◆ **Task description**:
Set down all of the entries word for word, omitting the images they contain.

--- --- ---

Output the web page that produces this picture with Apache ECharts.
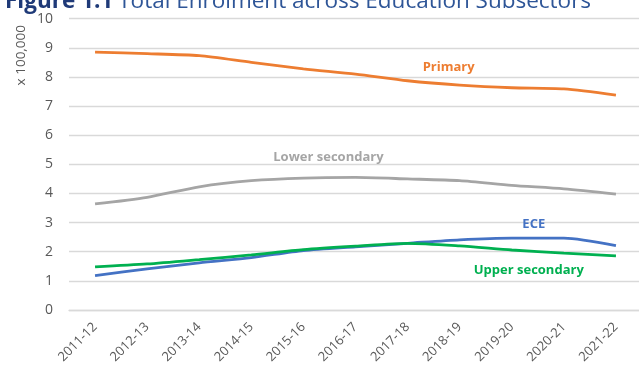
<!DOCTYPE html>
<html>
<head>
<meta charset="utf-8">
<script src="https://cdn.jsdelivr.net/npm/echarts@6/dist/echarts.min.js"></script>
<style>
  html, body { margin: 0; padding: 0; background: #fff; }
  #chart { width: 639px; height: 369px; }
</style>
</head>
<body>
<div id="chart"></div>
<script>
// School years on the category axis
const years = ['2011-12', '2012-13', '2013-14', '2014-15', '2015-16', '2016-17',
               '2017-18', '2018-19', '2019-20', '2020-21', '2021-22'];

// Enrolment in units of 100,000 students
const primary        = [8.85, 8.80, 8.73, 8.50, 8.28, 8.10, 7.87, 7.72, 7.63, 7.59, 7.38];
const lowerSecondary = [3.64, 3.87, 4.23, 4.44, 4.53, 4.55, 4.50, 4.44, 4.28, 4.16, 3.98];
const ece            = [1.18, 1.41, 1.62, 1.80, 2.04, 2.17, 2.29, 2.41, 2.47, 2.47, 2.21];
const upperSecondary = [1.48, 1.58, 1.73, 1.89, 2.07, 2.19, 2.29, 2.20, 2.06, 1.95, 1.86];

// Y-axis tick range
const yMin = 0, yMax = 10, yStep = 1;

const FONT = '"Open Sans", "Noto Sans", sans-serif';

// Attach the series name as a label on one chosen point of each line
function withNameLabel(values, idx, text, color, label) {
  return values.map((v, i) => {
    if (i !== idx) return v;
    return {
      value: v,
      label: Object.assign({
        show: true,
        formatter: text,
        color: color,
        fontFamily: FONT,
        fontWeight: 'bold',
        fontSize: 13
      }, label)
    };
  });
}

function lineSeries(name, data, color) {
  return {
    name: name,
    type: 'line',
    data: data,
    smooth: 0.25,
    symbol: 'circle',
    symbolSize: 0,
    showSymbol: true,
    lineStyle: { color: color, width: 2.8 },
    itemStyle: { color: color },
    emphasis: { disabled: true },
    animation: false
  };
}

const chart = echarts.init(document.getElementById('chart'), null, { renderer: 'canvas' });

chart.setOption({
  backgroundColor: '#ffffff',
  animation: false,
  title: {
    text: '{a|Figure 1.1} {b|Total Enrolment across Education Subsectors}',
    left: 0,
    top: -15,
    textStyle: {
      rich: {
        a: { fontFamily: FONT, fontSize: 22.5, fontWeight: 'bold', color: '#1f3a78' },
        b: { fontFamily: FONT, fontSize: 22.5, fontWeight: 'normal', color: '#2e5597' }
      }
    }
  },
  graphic: [{
    type: 'text',
    left: 14,
    top: 25,
    rotation: Math.PI / 2,
    style: {
      text: 'x 100,000',
      fontFamily: FONT,
      fontSize: 13.5,
      fill: '#595959'
    }
  }],
  grid: {
    left: 69,
    top: 18.7,
    width: 573,
    height: 291.3,
    containLabel: false,
    outerBoundsMode: 'none'
  },
  xAxis: {
    type: 'category',
    data: years,
    boundaryGap: true,
    axisLine: { show: true, lineStyle: { color: '#d9d9d9', width: 1.3 } },
    axisTick: { show: false },
    axisLabel: {
      rotate: 45,
      margin: 15,
      color: '#595959',
      fontFamily: FONT,
      fontSize: 13,
      interval: 0
    }
  },
  yAxis: {
    type: 'value',
    min: yMin,
    max: yMax,
    interval: yStep,
    axisLine: { show: false },
    axisTick: { show: false },
    splitLine: { lineStyle: { color: '#d9d9d9', width: 1.3 } },
    axisLabel: {
      margin: 16,
      color: '#595959',
      fontFamily: FONT,
      fontSize: 14
    }
  },
  series: [
    lineSeries('Primary',
      withNameLabel(primary, 7, 'Primary', '#ed7d31',
        { position: 'top', distance: 11, offset: [-11, 0] }),
      '#ed7d31'),
    lineSeries('Lower secondary',
      withNameLabel(lowerSecondary, 4, 'Lower secondary', '#a5a5a5',
        { position: 'top', distance: 14, offset: [25, 0] }),
      '#a5a5a5'),
    lineSeries('ECE',
      withNameLabel(ece, 8, 'ECE', '#4472c4',
        { position: 'top', distance: 7, offset: [22, 0] }),
      '#4472c4'),
    lineSeries('Upper secondary',
      withNameLabel(upperSecondary, 8, 'Upper secondary', '#00b050',
        { position: 'bottom', distance: 14, offset: [17, 0] }),
      '#00b050')
  ]
});
</script>
</body>
</html>
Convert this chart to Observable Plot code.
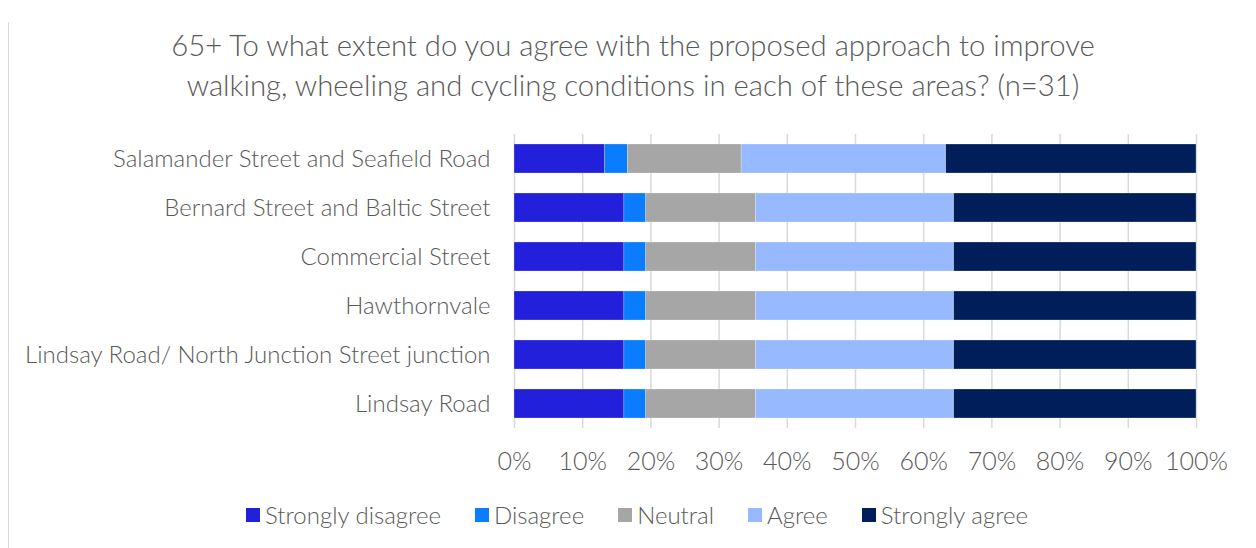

--- --- ---

◆ **Response to the task**:
Output the web page that produces this picture with Apache ECharts.
<!DOCTYPE html>
<html>
<head>
<meta charset="utf-8">
<script src="https://cdn.jsdelivr.net/npm/echarts@6/dist/echarts.min.js"></script>
<style>
  html, body { margin: 0; padding: 0; background: #fff; }
  #chart { width: 639px; height: 369px; }
</style>
</head>
<body>
<div id="chart"></div>
<script>
// School years on the category axis
const years = ['2011-12', '2012-13', '2013-14', '2014-15', '2015-16', '2016-17',
               '2017-18', '2018-19', '2019-20', '2020-21', '2021-22'];

// Enrolment in units of 100,000 students
const primary        = [8.85, 8.80, 8.73, 8.50, 8.28, 8.10, 7.87, 7.72, 7.63, 7.59, 7.38];
const lowerSecondary = [3.64, 3.87, 4.23, 4.44, 4.53, 4.55, 4.50, 4.44, 4.28, 4.16, 3.98];
const ece            = [1.18, 1.41, 1.62, 1.80, 2.04, 2.17, 2.29, 2.41, 2.47, 2.47, 2.21];
const upperSecondary = [1.48, 1.58, 1.73, 1.89, 2.07, 2.19, 2.29, 2.20, 2.06, 1.95, 1.86];

// Y-axis tick range
const yMin = 0, yMax = 10, yStep = 1;

const FONT = '"Open Sans", "Noto Sans", sans-serif';

// Attach the series name as a label on one chosen point of each line
function withNameLabel(values, idx, text, color, label) {
  return values.map((v, i) => {
    if (i !== idx) return v;
    return {
      value: v,
      label: Object.assign({
        show: true,
        formatter: text,
        color: color,
        fontFamily: FONT,
        fontWeight: 'bold',
        fontSize: 13
      }, label)
    };
  });
}

function lineSeries(name, data, color) {
  return {
    name: name,
    type: 'line',
    data: data,
    smooth: 0.25,
    symbol: 'circle',
    symbolSize: 0,
    showSymbol: true,
    lineStyle: { color: color, width: 2.8 },
    itemStyle: { color: color },
    emphasis: { disabled: true },
    animation: false
  };
}

const chart = echarts.init(document.getElementById('chart'), null, { renderer: 'canvas' });

chart.setOption({
  backgroundColor: '#ffffff',
  animation: false,
  title: {
    text: '{a|Figure 1.1} {b|Total Enrolment across Education Subsectors}',
    left: 0,
    top: -15,
    textStyle: {
      rich: {
        a: { fontFamily: FONT, fontSize: 22.5, fontWeight: 'bold', color: '#1f3a78' },
        b: { fontFamily: FONT, fontSize: 22.5, fontWeight: 'normal', color: '#2e5597' }
      }
    }
  },
  graphic: [{
    type: 'text',
    left: 14,
    top: 25,
    rotation: Math.PI / 2,
    style: {
      text: 'x 100,000',
      fontFamily: FONT,
      fontSize: 13.5,
      fill: '#595959'
    }
  }],
  grid: {
    left: 69,
    top: 18.7,
    width: 573,
    height: 291.3,
    containLabel: false,
    outerBoundsMode: 'none'
  },
  xAxis: {
    type: 'category',
    data: years,
    boundaryGap: true,
    axisLine: { show: true, lineStyle: { color: '#d9d9d9', width: 1.3 } },
    axisTick: { show: false },
    axisLabel: {
      rotate: 45,
      margin: 15,
      color: '#595959',
      fontFamily: FONT,
      fontSize: 13,
      interval: 0
    }
  },
  yAxis: {
    type: 'value',
    min: yMin,
    max: yMax,
    interval: yStep,
    axisLine: { show: false },
    axisTick: { show: false },
    splitLine: { lineStyle: { color: '#d9d9d9', width: 1.3 } },
    axisLabel: {
      margin: 16,
      color: '#595959',
      fontFamily: FONT,
      fontSize: 14
    }
  },
  series: [
    lineSeries('Primary',
      withNameLabel(primary, 7, 'Primary', '#ed7d31',
        { position: 'top', distance: 11, offset: [-11, 0] }),
      '#ed7d31'),
    lineSeries('Lower secondary',
      withNameLabel(lowerSecondary, 4, 'Lower secondary', '#a5a5a5',
        { position: 'top', distance: 14, offset: [25, 0] }),
      '#a5a5a5'),
    lineSeries('ECE',
      withNameLabel(ece, 8, 'ECE', '#4472c4',
        { position: 'top', distance: 7, offset: [22, 0] }),
      '#4472c4'),
    lineSeries('Upper secondary',
      withNameLabel(upperSecondary, 8, 'Upper secondary', '#00b050',
        { position: 'bottom', distance: 14, offset: [17, 0] }),
      '#00b050')
  ]
});
</script>
</body>
</html>
Convert this chart to Observable Plot code.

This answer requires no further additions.